We were spread out over the flat roofs of three houses in an arc facing east across the Tigris that gave us a good view into the estate. We were all on our bellies with our longs and vision aids set up and ready to go.

Set back from the roundabout is a large bronze statue of a horrible great fat ugly woman. She is Al Amarah's most famous resident. During the Iran–Iraq war, she killed a dozen Iranian soldiers by blowing herself into tiny pieces alongside them. Over the years, the myth had perpetuated, and now the locals proudly boasted that she killed 1,000 Iranians. Kids who played around her in the daytime used to look up at her in awe. It summed up the city for us: a place that hero worships fat ugly suicide bombers.

As the minutes slowly ticked down to H hour in the perfect silence of those early morning hours, I got butterflies in my stomach. I wasn't scared; I just really wanted the plan to work. After everything they'd done to us, we were desperate to see the OMS get some payback.

Three minutes after 2 a.m., we heard the first cracks of AK fire to the south.

'Fucking get some of it, you wankers,' whispered Ads to himself beside me. I clearly wasn't alone in my feelings.

The armoured column was entering the city.

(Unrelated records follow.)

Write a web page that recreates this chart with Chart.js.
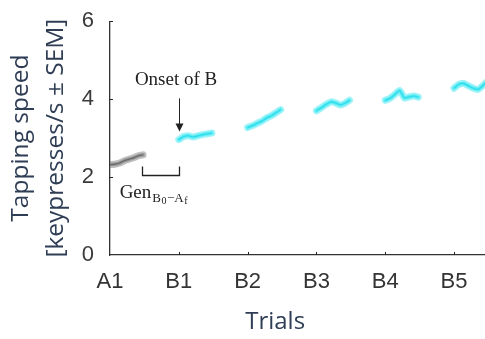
<!DOCTYPE html>
<html>
<head>
<meta charset="utf-8">
<script src="https://cdn.jsdelivr.net/npm/chart.js@4.4.1/dist/chart.umd.min.js"></script>
<style>
  html, body { margin: 0; padding: 0; background: #fff; }
  #wrap { width: 485px; height: 339px; }
</style>
</head>
<body>
<div id="wrap"><canvas id="speedChart"></canvas></div>
<script>
// block labels on the x axis (one per block of trials)
const blockLabels = ['A1', 'B1', 'B2', 'B3', 'B4', 'B5'];
// position of each trial inside a block, in block units
const trialOffsets = [0, 0.07, 0.14, 0.21, 0.28, 0.35, 0.42, 0.48];
// tapping speed per trial (keypresses/s)
const speedA1 = [2.32, 2.33, 2.36, 2.42, 2.46, 2.50, 2.55, 2.57];
const speedB1 = [2.96, 3.04, 3.06, 3.03, 3.06, 3.09, 3.11, 3.13];
const speedB2 = [3.27, 3.32, 3.38, 3.44, 3.52, 3.58, 3.66, 3.73];
const speedB3 = [3.70, 3.78, 3.86, 3.93, 3.90, 3.85, 3.90, 3.97];
const speedB4 = [3.97, 4.02, 4.12, 4.22, 4.03, 4.06, 4.08, 4.05];
const speedB5 = [4.28, 4.38, 4.40, 4.34, 4.28, 4.25, 4.35, 4.45];
const yTicks = [0, 2, 4, 6];

const blocks = [speedA1, speedB1, speedB2, speedB3, speedB4, speedB5];

function toPoints(block, values) {
    return values.map((v, i) => ({ x: block + trialOffsets[i], y: v }));
}

const datasets = [];
blocks.forEach((vals, b) => {
    const isA = b === 0;
    // soft band (SEM)
    datasets.push({
        data: toPoints(b, vals),
        borderColor: isA ? 'rgba(130,130,130,0.5)' : 'rgba(60,232,242,0.5)',
        borderWidth: 7,
        tension: 0.2,
        pointRadius: 0,
        borderCapStyle: 'round'
    });
    datasets.push({
        data: toPoints(b, vals),
        borderColor: isA ? 'rgba(110,110,110,0.6)' : 'rgba(30,225,238,0.6)',
        borderWidth: 3.5,
        tension: 0.2,
        pointRadius: 0,
        borderCapStyle: 'round'
    });
    // mean line
    datasets.push({
        data: toPoints(b, vals),
        borderColor: isA ? '#222222' : '#14c4d4',
        borderWidth: 1.2,
        tension: 0.2,
        pointRadius: 0
    });
});

// annotations + inward tick marks
const annotations = {
    id: 'annotations',
    afterDatasetsDraw(chart) {
        const c = chart.ctx;
        const x = chart.scales.x, y = chart.scales.y;
        c.save();
        c.strokeStyle = '#222';
        c.fillStyle = '#222';
        c.lineWidth = 1;

        // tick marks pointing into the plot
        yTicks.slice(1).forEach(t => {
            const py = Math.round(y.getPixelForValue(t)) + 0.5;
            c.beginPath(); c.moveTo(x.left, py); c.lineTo(x.left + 3, py); c.stroke();
        });
        for (let b = 1; b < blockLabels.length; b++) {
            const px = Math.round(x.getPixelForValue(b)) + 0.5;
            c.beginPath(); c.moveTo(px, y.bottom); c.lineTo(px, y.bottom - 3); c.stroke();
        }

        const serif = '"Liberation Serif", "DejaVu Serif", serif';

        // "Onset of B" with arrow
        const ax = Math.round(x.getPixelForValue(1)) + 0.5;
        c.font = '19px ' + serif;
        c.textAlign = 'center';
        c.textBaseline = 'middle';
        c.fillText('Onset of B', x.getPixelForValue(0.96), y.getPixelForValue(4.5));
        const yTop = y.getPixelForValue(4.02), yTip = y.getPixelForValue(3.17);
        c.beginPath(); c.moveTo(ax, yTop); c.lineTo(ax, yTip - 6); c.stroke();
        c.beginPath();
        c.moveTo(ax - 4, yTip - 8); c.lineTo(ax + 4, yTip - 8); c.lineTo(ax, yTip);
        c.closePath(); c.fill();

        // bracket
        const bx0 = Math.round(x.getPixelForValue(0.47)) + 0.5;
        const by = Math.round(y.getPixelForValue(2.05)) + 0.5;
        const byTop = y.getPixelForValue(2.27);
        c.lineWidth = 1.3;
        c.beginPath();
        c.moveTo(bx0, byTop); c.lineTo(bx0, by); c.lineTo(ax, by); c.lineTo(ax, byTop);
        c.stroke();

        // Gen_{B0-Af}
        c.textAlign = 'left';
        c.textBaseline = 'alphabetic';
        let gx = x.getPixelForValue(0.14);
        const gy = y.getPixelForValue(1.45);
        const parts = [
            ['Gen', 19, 0],
            ['B', 13, 4],
            ['0', 10, 6],
            ['\u2212A', 13, 4],
            ['f', 10, 6]
        ];
        parts.forEach(p => {
            c.font = p[1] + 'px ' + serif;
            c.fillText(p[0], gx, gy + p[2]);
            gx += c.measureText(p[0]).width + (p[0] === 'Gen' ? 1 : 0.5);
        });

        // x axis title centred under the labelled blocks
        c.font = '24px "Open Sans", sans-serif';
        c.fillStyle = '#2f3d55';
        c.textAlign = 'center';
        c.textBaseline = 'middle';
        c.fillText('Trials', x.getPixelForValue(2.4), 322);
        c.restore();
    }
};

new Chart(document.getElementById('speedChart'), {
    type: 'line',
    data: { datasets: datasets },
    options: {
        responsive: true,
        maintainAspectRatio: false,
        animation: false,
        layout: { padding: { top: 18, right: 0, left: 0, bottom: 0 } },
        plugins: {
            legend: { display: false },
            tooltip: { enabled: false }
        },
        scales: {
            x: {
                type: 'linear',
                min: 0,
                max: 5.45,
                afterFit: s => { s.height = 84; },
                grid: { display: false },
                border: { display: true, color: '#333', width: 1.3 },
                ticks: {
                    stepSize: 1,
                    includeBounds: false,
                    autoSkip: false,
                    maxRotation: 0,
                    padding: 6,
                    color: '#333',
                    font: { family: '"Liberation Sans", Arial, sans-serif', size: 22 },
                    callback: v => Number.isInteger(v) ? blockLabels[v] : ''
                }
            },
            y: {
                min: 0,
                max: 6,
                afterFit: s => { s.width = 110; },
                grid: { display: false },
                border: { display: true, color: '#333', width: 1.3 },
                afterBuildTicks: s => { s.ticks = yTicks.map(v => ({ value: v })); },
                ticks: {
                    padding: 8,
                    color: '#3a3a3a',
                    font: { family: '"Liberation Sans", Arial, sans-serif', size: 22 }
                },
                title: {
                    display: true,
                    text: ['Tapping speed', '[keypresses/s \u00b1 SEM]'],
                    color: '#2f3d55',
                    font: { family: '"Open Sans", sans-serif', size: 24.5, lineHeight: 1.42 },
                    padding: { top: 4, bottom: 0 }
                }
            }
        }
    },
    plugins: [annotations]
});
</script>
</body>
</html>
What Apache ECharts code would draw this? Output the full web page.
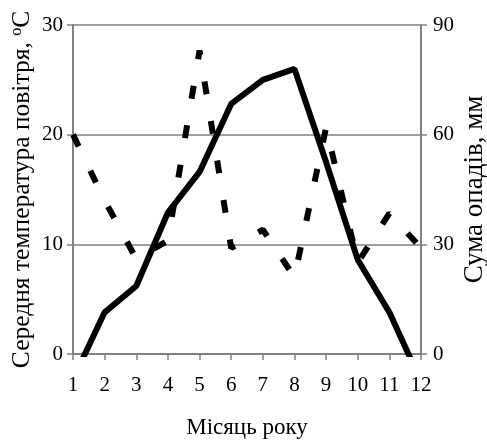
<!DOCTYPE html>
<html>
<head>
<meta charset="utf-8">
<script src="https://cdn.jsdelivr.net/npm/echarts@6/dist/echarts.min.js"></script>
<style>
  html, body { margin: 0; padding: 0; background: #fff; }
  #chart { width: 487px; height: 440px; }
</style>
</head>
<body>
<div id="chart"></div>
<script>
// місяці року
let months = [1, 2, 3, 4, 5, 6, 7, 8, 9, 10, 11, 12];
// середня температура повітря, °C
let temperature = [-2.3, 3.8, 6.2, 12.9, 16.6, 22.8, 25.0, 26.0, 17.5, 8.6, 3.8, -2.5];
// сума опадів, мм
let precipitation = [60, 42, 26, 31, 83, 29, 34, 21, 62, 25, 38.5, 29];

let tempTicks = [0, 10, 20, 30];
let precTicks = [0, 30, 60, 90];

let font = "'Liberation Serif', 'Times New Roman', serif";

let tempData = [];
let precData = [];
for (let i = 0; i < months.length; i++) {
    tempData.push([months[i], temperature[i]]);
    precData.push([months[i], precipitation[i]]);
}

let myChart = echarts.init(document.getElementById('chart'));

let option = {
    animation: false,
    grid: {
        left: 73,
        right: 66,
        top: 25,
        bottom: 86,
        outerBoundsMode: 'none'
    },
    xAxis: {
        type: 'value',
        min: months[0],
        max: months[months.length - 1],
        interval: 1,
        name: 'Місяць року',
        nameLocation: 'middle',
        nameGap: 62,
        nameMoveOverlap: false,
        nameTextStyle: { fontFamily: font, fontSize: 23, color: '#000' },
        axisLine: { show: true, lineStyle: { color: '#808080', width: 2 } },
        axisTick: { show: true, length: 6, lineStyle: { color: '#808080', width: 1.5 } },
        axisLabel: { fontFamily: font, fontSize: 21, color: '#000', margin: 21 },
        splitLine: { show: false }
    },
    yAxis: [
        {
            type: 'value',
            min: tempTicks[0],
            max: tempTicks[tempTicks.length - 1],
            interval: 10,
            position: 'left',
            name: 'Середня температура повітря, {sup|o}C',
            nameLocation: 'middle',
            nameGap: 38,
            nameMoveOverlap: false,
            nameTextStyle: {
                fontFamily: font, fontSize: 25.5, color: '#000',
                rich: {
                    sup: { fontFamily: font, fontSize: 16, color: '#000', verticalAlign: 'top', padding: [0, 0, 10, 0] }
                }
            },
            axisLine: { show: true, lineStyle: { color: '#808080', width: 2 } },
            axisTick: { show: true, inside: false, length: 6, lineStyle: { color: '#808080', width: 1.5 } },
            axisLabel: { fontFamily: font, fontSize: 21, color: '#000', margin: 10 },
            splitLine: { show: true, lineStyle: { color: '#808080', width: 1.5 } }
        },
        {
            type: 'value',
            min: precTicks[0],
            max: precTicks[precTicks.length - 1],
            interval: 30,
            position: 'right',
            name: 'Сума опадів, мм',
            nameLocation: 'middle',
            nameGap: 40,
            nameMoveOverlap: false,
            nameTextStyle: { fontFamily: font, fontSize: 27, color: '#000' },
            axisLine: { show: true, lineStyle: { color: '#808080', width: 2 } },
            axisTick: { show: true, length: 6, lineStyle: { color: '#808080', width: 1.5 } },
            axisLabel: { fontFamily: font, fontSize: 21, color: '#000', margin: 12 },
            splitLine: { show: false }
        }
    ],
    series: [
        {
            name: 'Температура',
            type: 'line',
            yAxisIndex: 0,
            data: tempData,
            symbol: 'none',
            clip: true,
            lineStyle: { color: '#000', width: 6, cap: 'butt', join: 'bevel' },
            z: 3
        },
        {
            name: 'Опади',
            type: 'line',
            yAxisIndex: 1,
            data: precData,
            symbol: 'none',
            clip: true,
            lineStyle: { color: '#000', width: 6, type: [13, 27], cap: 'butt', join: 'bevel' },
            z: 2
        }
    ]
};

myChart.setOption(option);
</script>
</body>
</html>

After being caught napping the last time, the OMS now posted spotters at night. They soon roused the ranks, and within fifteen minutes all hell had broken loose again.

Lines of red tracer and the flashes of RPG rockets poured down on the convoy. But this time, it was taking no prisoners. I followed the convoy's progress by listening in to its lead Challenger's radio reports on my Clansman.

As each junction on the road was approached, enemy positions on or around them were hosed down by the tanks' chain guns first, and then stormed by infantry dismounts in the back of the Warriors. Their job was to clear any remaining RPG nests and remove hidden booby traps the heavy vehicles couldn't see. It was pure mechanized urban warfare, tanks and infantry working side by side to seize a town by its short and curlies.

'Enemy destroyed, Red 6 clear,' reported the tank commander. 'Dismounts loading up now. Proceeding to Red 7.'

And just as the Americans had promised, there circling high above the convoy as it made steady progress north were the two Spectre gunships.

The Spectre crews really earned their pay that night. To the battle group, they were worth their weight in gold. The permanent low pitched drone of their four propeller engines was constantly reassuring. We couldn't see the convoy itself, but we knew exactly where they were from where the Spectres laid down their devastating fire. As long as the OMS men weren't shooting from civilian houses, they would pulverize them as soon as they were stupid enough to show themselves.

Red 11 was soon reached and secured. A tank sat out on each of its four corners, and the twenty-four Warriors panned into an all-round defence behind them.

'Red 11 clear. Now come out, come out wherever you are,' invited the tank commander.

The OMS fell for the trap immediately. Just over 976
tonnes of heavily armed steel in their faces sent them apoplectic, and hundreds of fighters were ordered out to retake the junction. The convoy became a huge magnet, the OMS's troops helpless iron filings.

Ground and air worked in tandem to beat off attack after attack; literally dozens, and they kept on coming. Of course, they stood no chance. The few RPG men that did get their rounds through on to target found their grenades just bounced off the Challenger's ultra thick skins like flimsy arrows. An RPG explosion on a Chally's hull would barely spill its gunner's coffee inside.

Once word spread that it looked like the Brits were going to hang around, we started to get busy too. Carloads of armed men started to leave Aj Dayya. We put rounds into their tyres to make it a little harder for them. Then came the familiar crump of mortar fire, and from very nearby. There was more than one base plate on the go. The OMS had set up a mortar line on five flatbed trucks just 500 metres away from us and were trying to pound Red 11. We could see the rounds launch, but had no direct sight of the base plates so we couldn't engage them ourselves.